One of the most thorough scientific discussions of minerality appeared in the wine blog, ‘Wine-Mise en
abyme’ (“Minerality in wine? Fuggedaboudit,” June 18, 2013) at www.mowse.blogspot.com/2013/06. This post
summarized the work of Alex Maltman of the Institute of Geography and Earth Sciences, Aberystwyth
University, Wales. Maltman has pointed out that the term ‘minerality‘ is a contemporary invention that has no
basis in science-based tasting schemes. Maltman’s article that appeared in the Journal of Wine Research in
2013 is heavily quoted in this post.

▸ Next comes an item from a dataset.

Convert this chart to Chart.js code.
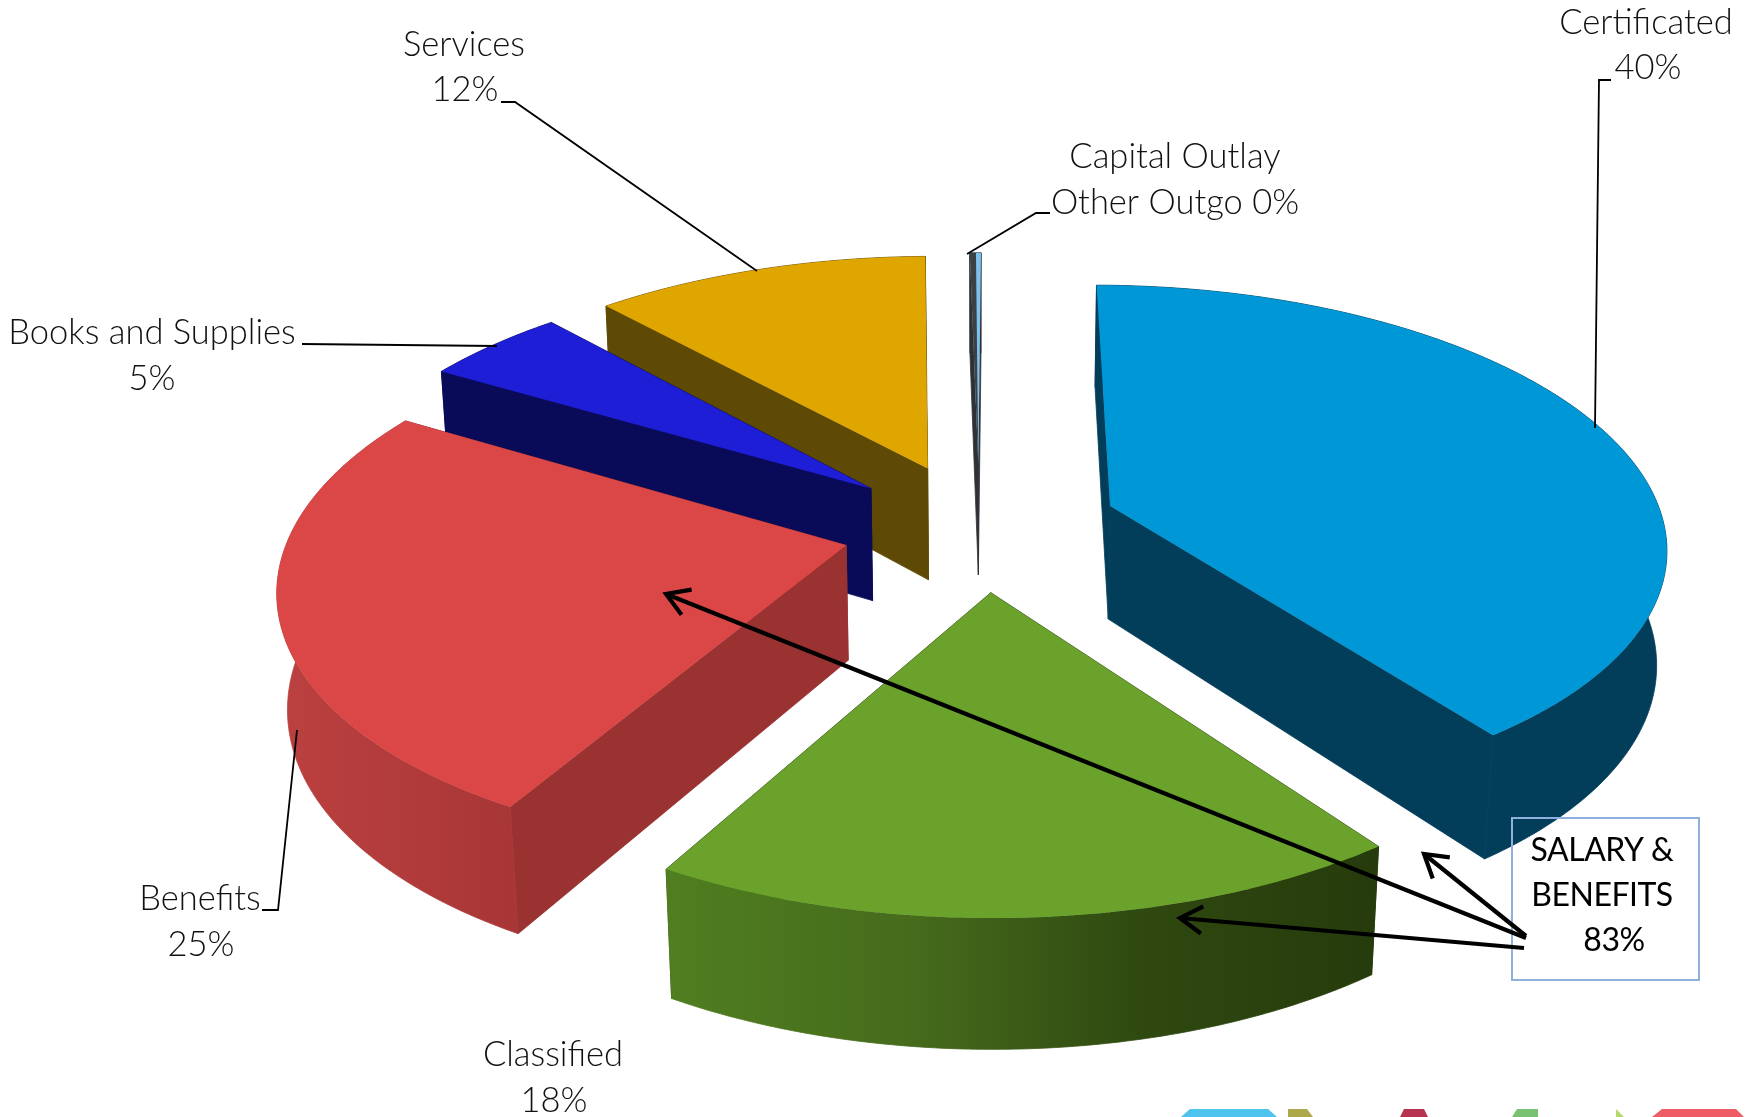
<!DOCTYPE html>
<html>
<head>
<meta charset="utf-8">
<title>Expenditures by category</title>
<script src="https://cdn.jsdelivr.net/npm/chart.js@4/dist/chart.umd.js"></script>
<style>
  html, body { margin: 0; padding: 0; background: #fff; }
  #stage { width: 1756px; height: 1117px; }
</style>
</head>
<body>
<div id="stage"><canvas id="chart" width="1756" height="1117"></canvas></div>
<script>
// Budget shares, clockwise from twelve o'clock
const categories = ['Certificated', 'Classified', 'Benefits', 'Books and Supplies', 'Services', 'Capital Outlay Other Outgo'];
const shares = [40, 18, 25, 5, 12, 0.4];
const shareLabels = ['40%', '18%', '25%', '5%', '12%', '0%'];
const topColors = ['#0097D7', '#6AA22B', '#DB4747', '#1E1ED6', '#E0A600', '#7FC1EE'];
const cutColors = ['#023D59', '#2F4611', '#9B3232', '#090A58', '#5F4A05', '#2E3236'];
const rimColors = [
  ['#023D59', '#023D59'],
  ['#507E20', '#466C1C', '#2F4910', '#263B0C'],
  ['#BC4040', '#A83636'],
  ['#090A58', '#090A58'],
  ['#5F4A05', '#5F4A05'],
  ['#2E3236', '#2E3236']
];
// Darker leading half on the thinnest wedge's top face
const topShades = [null, null, null, null, null, '#3C4146'];
const calloutLines = ['SALARY &', 'BENEFITS', '83%'];

// Camera model for the tilted, extruded pie, relative to the pie radius
const EXPLODE = 0.25, WIDTH = 1.054, DEPTH = 0.49, THICK = 0.22, PERSPECTIVE = 0.143, DROP = 0.015;
const VIEW_TURN = 0.3 * Math.PI / 180, VIEW_LEAN = 2.9 * Math.PI / 180;

// Rim angle as seen from the camera, which sits slightly off to one side
const viewAngle = a => a + VIEW_TURN + VIEW_LEAN * Math.max(0, -Math.sin(a));

function project(el, x, y, z) {
  const R = el.outerRadius;
  const w = 1 - PERSPECTIVE * y + DROP * z;
  return [el.x + R * WIDTH * x / w, el.y + R * (DEPTH * y + THICK * z) / w];
}

class Wedge3D extends Chart.ArcElement {
  draw(ctx) {
    const i = this.$context.dataIndex;
    const a0 = this.startAngle + Math.PI / 2, a1 = this.endAngle + Math.PI / 2;
    const mid = (a0 + a1) / 2;
    const ox = EXPLODE * Math.sin(mid), oy = -EXPLODE * Math.cos(mid);
    const rimAt = (a, z) => {
      const v = viewAngle(a);
      return project(this, ox + Math.sin(v), oy - Math.cos(v), z);
    };
    const apexAt = z => project(this, ox, oy, z);
    const steps = Math.max(2, Math.ceil((a1 - a0) / 0.01));
    const fan = [];
    for (let s = 0; s <= steps; s++) fan.push(a0 + (a1 - a0) * s / steps);

    const tracePath = pts => {
      ctx.beginPath();
      pts.forEach((p, n) => n ? ctx.lineTo(p[0], p[1]) : ctx.moveTo(p[0], p[1]));
      ctx.closePath();
    };
    const fillFace = (pts, fill) => {
      tracePath(pts);
      ctx.fillStyle = fill;
      ctx.fill();
    };
    // Walls get a hairline of their own colour so neighbouring faces close up
    const fillWall = (pts, fill) => {
      fillFace(pts, fill);
      ctx.strokeStyle = fill;
      ctx.lineWidth = 0.8;
      ctx.stroke();
    };

    // Cut faces
    fillWall([apexAt(0), rimAt(a0, 0), rimAt(a0, 1), apexAt(1)], cutColors[i]);
    fillWall([apexAt(0), rimAt(a1, 0), rimAt(a1, 1), apexAt(1)], cutColors[i]);

    // Curved outer wall, shaded left to right
    const upper = fan.map(a => rimAt(a, 0));
    const lower = fan.map(a => rimAt(a, 1));
    const xs = upper.concat(lower).map(p => p[0]);
    const grad = ctx.createLinearGradient(Math.min(...xs), 0, Math.max(...xs), 0);
    const stops = rimColors[i];
    stops.forEach((c, n) => grad.addColorStop(n / (stops.length - 1), c));
    fillWall(upper.concat(lower.slice().reverse()), grad);

    // Top face
    fillFace([apexAt(0)].concat(upper), this.options.backgroundColor);
    if (topShades[i]) {
      const middle = rimAt(a0 + (a1 - a0) * 0.55, 0);
      fillFace([apexAt(0), rimAt(a0, 0), middle], topShades[i]);
    }
  }
}
Wedge3D.id = 'wedge3d';
Wedge3D.defaults = Chart.ArcElement.defaults;
Wedge3D.defaultRoutes = Chart.ArcElement.defaultRoutes;

// Paints wedges from the last to the first, which runs back to front here
class Pie3DController extends Chart.PieController {
  draw() {
    const ctx = this.chart.ctx;
    const els = this._cachedMeta.data;
    for (let i = els.length - 1; i >= 0; i--) els[i].draw(ctx);
  }
}
Pie3DController.id = 'pie3d';
Pie3DController.defaults = Object.assign({}, Chart.PieController.defaults, { dataElementType: 'wedge3d' });
Pie3DController.overrides = Chart.PieController.overrides;

Chart.register(Chart.ArcElement, Chart.PieController, Wedge3D, Pie3DController);

const FONT = '300 34.5px Lato, "Open Sans", sans-serif';

function polyline(ctx, pts, width) {
  ctx.beginPath();
  pts.forEach((p, n) => n ? ctx.lineTo(p[0], p[1]) : ctx.moveTo(p[0], p[1]));
  ctx.lineWidth = width;
  ctx.strokeStyle = '#000';
  ctx.stroke();
}

function arrow(ctx, from, to) {
  polyline(ctx, [from, to], 4.2);
  const t = Math.atan2(from[1] - to[1], from[0] - to[0]);
  const barb = d => [to[0] + 26 * Math.cos(t + d), to[1] + 26 * Math.sin(t + d)];
  polyline(ctx, [barb(0.55), to, barb(-0.55)], 4.2);
}

const annotations = {
  id: 'annotations',
  afterDraw(chart) {
    const ctx = chart.ctx;
    ctx.save();

    // Leader lines
    polyline(ctx, [[1611, 80], [1599, 80], [1595, 428]], 1.8);
    polyline(ctx, [[501, 102], [515, 102], [757, 271]], 1.8);
    polyline(ctx, [[1050, 213], [1036, 213], [967, 254]], 1.8);
    polyline(ctx, [[302, 344], [497, 346]], 1.8);
    polyline(ctx, [[262, 910], [278, 910], [297, 730]], 1.8);

    // Category labels
    ctx.font = FONT;
    ctx.fillStyle = '#111';
    ctx.textAlign = 'center';
    ctx.textBaseline = 'middle';
    const put = (text, x, y) => ctx.fillText(text, x, y);
    put(categories[0], 1646, 23);  put(shareLabels[0], 1648, 68);
    put(categories[1], 553, 1055); put(shareLabels[1], 554, 1101);
    put(categories[2], 200, 899);  put(shareLabels[2], 201, 945);
    put('Books and Supplies', 152, 333); put(shareLabels[3], 152, 379);
    put(categories[4], 464, 45);   put(shareLabels[4], 465, 90);
    put('Capital Outlay', 1175, 157);
    put('Other Outgo ' + shareLabels[5], 1175, 203);

    // Callout box
    ctx.strokeStyle = '#8FB0DE';
    ctx.lineWidth = 2;
    ctx.strokeRect(1512, 818, 187, 162);
    ctx.font = '400 32px Lato, "Open Sans", sans-serif';
    ctx.letterSpacing = '-0.5px';
    ctx.fillStyle = '#000';
    put(calloutLines[0], 1602, 851);
    put(calloutLines[1], 1602, 896);
    put(calloutLines[2], 1614, 941);
    ctx.letterSpacing = '0px';

    arrow(ctx, [1526, 938], [666, 594]);
    arrow(ctx, [1524, 948], [1180, 918]);
    arrow(ctx, [1526, 936], [1424, 854]);

    // Top edge of the banner along the bottom of the page
    const banner = [
      ['#4DC3EE', [1181, 1117], [1190, 1109], [1268, 1109], [1277, 1117]],
      ['#ADA84A', [1288, 1117], [1288, 1109], [1307, 1109], [1313, 1117]],
      ['#B8334F', [1400, 1117], [1404, 1109], [1424, 1109], [1428, 1117]],
      ['#78C272', [1512, 1117], [1517, 1109], [1538, 1109], [1538, 1117]],
      ['#B5D96A', [1616, 1117], [1616, 1109], [1624, 1117]],
      ['#EE5C66', [1652, 1117], [1662, 1109], [1736, 1109], [1744, 1117]]
    ];
    banner.forEach(([color, ...pts]) => {
      ctx.beginPath();
      pts.forEach((p, n) => n ? ctx.lineTo(p[0], p[1]) : ctx.moveTo(p[0], p[1]));
      ctx.closePath();
      ctx.fillStyle = color;
      ctx.fill();
    });
    ctx.restore();
  }
};

new Chart(document.getElementById('chart'), {
  type: 'pie3d',
  data: {
    labels: categories,
    datasets: [{ data: shares, backgroundColor: topColors, borderWidth: 0 }]
  },
  options: {
    responsive: false,
    animation: false,
    events: [],
    layout: { padding: { left: 204, right: 0, top: 0, bottom: 65 } },
    plugins: { legend: { display: false }, tooltip: { enabled: false } }
  },
  plugins: [annotations]
});
</script>
</body>
</html>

The amount of nutrient ions absorbed by the vine roots is not directly
related to the amount of nutrient ions in the soil. Maltman notes, “The proportion of mineral nutrients in finished
wine bears only a complex, indirect, and distant relationship with geological minerals in the vineyard.” Maltman
argues that minerality cannot be tasted in wine. He further states that the concentration of inorganic material
and mineral elements, in particular, in wine is minuscule, and these mineral elements have no flavor. Only
sodium chloride among all the minerals produces a flavor in the mouth.
Scott first met with the issue of minerality in 1989 when he was Clark Smith’s research enologist at R.H.
Phillips Vineyard. The job involved many vineyard-based and winery-based experiments. Many of the
experimental results were validated using tasting panels and statistical methods to determine the significance
in differences found among experimental treatments. In order for the tasting panels to have a common
vocabulary, flavor and aroma standards were prepared so that all terms were clearly defined and all tasters
knew precisely what each descriptive term meant. Scott told me, “One of the most interesting standards was
for a Semillon that we felt possessed the aroma of wet granite after a rainstorm. I prepared a standard for this
descriptor by pouring distilled water over a piece of granite, recovering the water, and repeating the process
until the essence was noticeable in the water.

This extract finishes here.